Tamoxifen treatment for breast cancer may result in fatty liver. - GreenMedInfo Summary
Unrecognized hepatic steatosis and non-alcoholic steatohepatitis in adjuvant tamoxifen for breast cancer patients.
Oncol Rep. 2000 Nov-Dec;7(6):1299-304. PMID: 11032933
Department of Radiology, Kochi Medical School, Oko-cho, Nankoku 783-8505, Japan. email@example.com
Adjuvant tamoxifen has become the treatment of choice against estrogen receptor-positive breast cancer. Adverse effects are rarely observed and since symptoms of hepatic steatosis, non-alcoholic steatohepatitis and cirrhosis are usually negligible, such effects are not well characterized despite large cohort studies of adjuvant tamoxifen. This issue remains to be systematically studied. The present study consisted of 136 breast cancer patients treated with or without tamoxifen. Patients had laboratory tests once each month and underwent abdominal computed tomography (CT) annually for 5 years. The extent of hepatic steatosis was assessed by CT as the liver/spleen ratio. While receiving adjuvant tamoxifen, 40 of 105 patients developed hepatic steatosis (liver/spleen ratio<0.9) without obvious changes in body mass index. Twenty-one had a liver spleen ratio of<0.5, whereas none of the 31 patients treated without tamoxifen had a ratio<0.9 or<0.5 (p<0.0001 and p<0.0001, respectively).

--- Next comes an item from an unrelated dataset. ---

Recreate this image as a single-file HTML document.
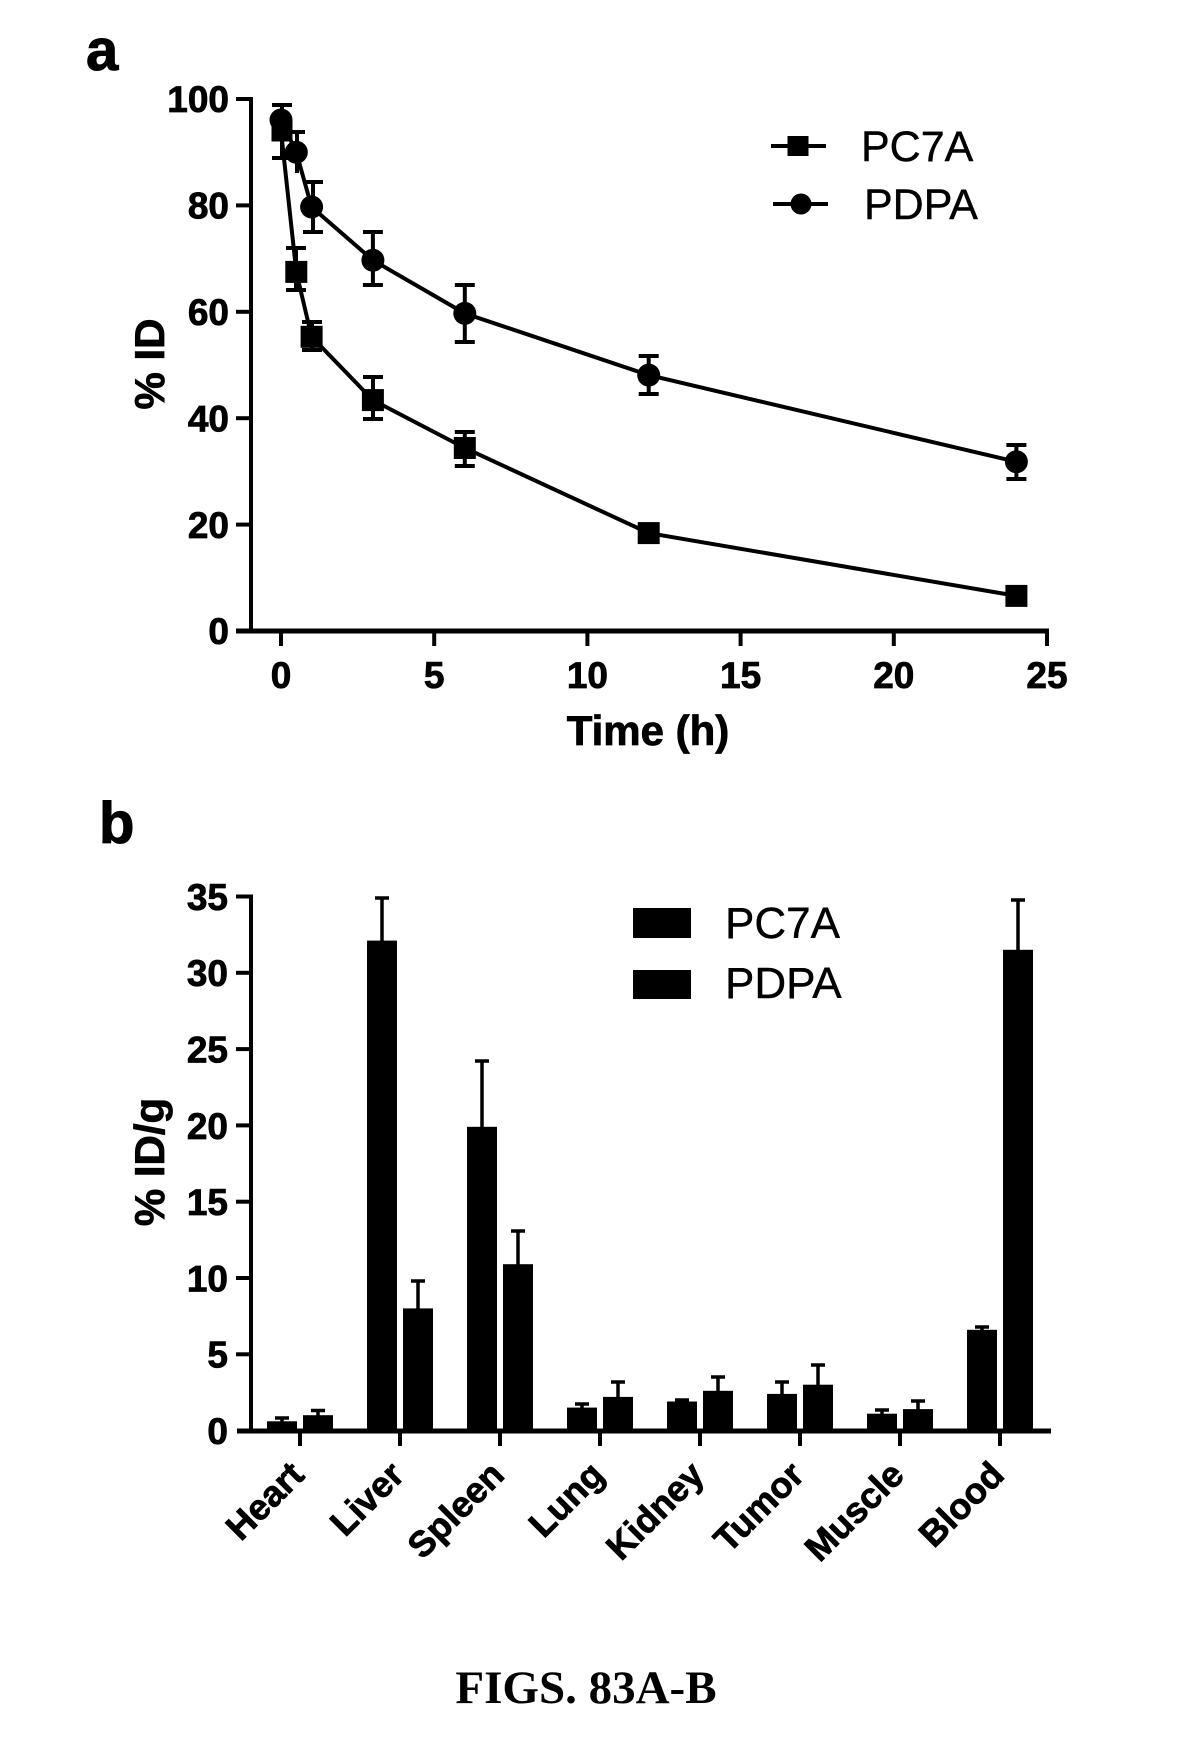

Hepatic steatosis was recognized in 35 of the 40 patients within the first 2 years of receiving adjuvant tamoxifen and 21 of the 40 had increased transaminase levels. Liver biopsy revealed NASH in 6 of 7 patients among the 21 with a liver/spleen ratio of<0.5. A subset of individuals given adjuvant tamoxifen developed progressive hepatic steatosis without significant changes in the body mass index. We suggest a liver/spleen ratio of<0.5 as a criterion upon which liver biopsy should be recommended since NASH frequently occurred in such patients.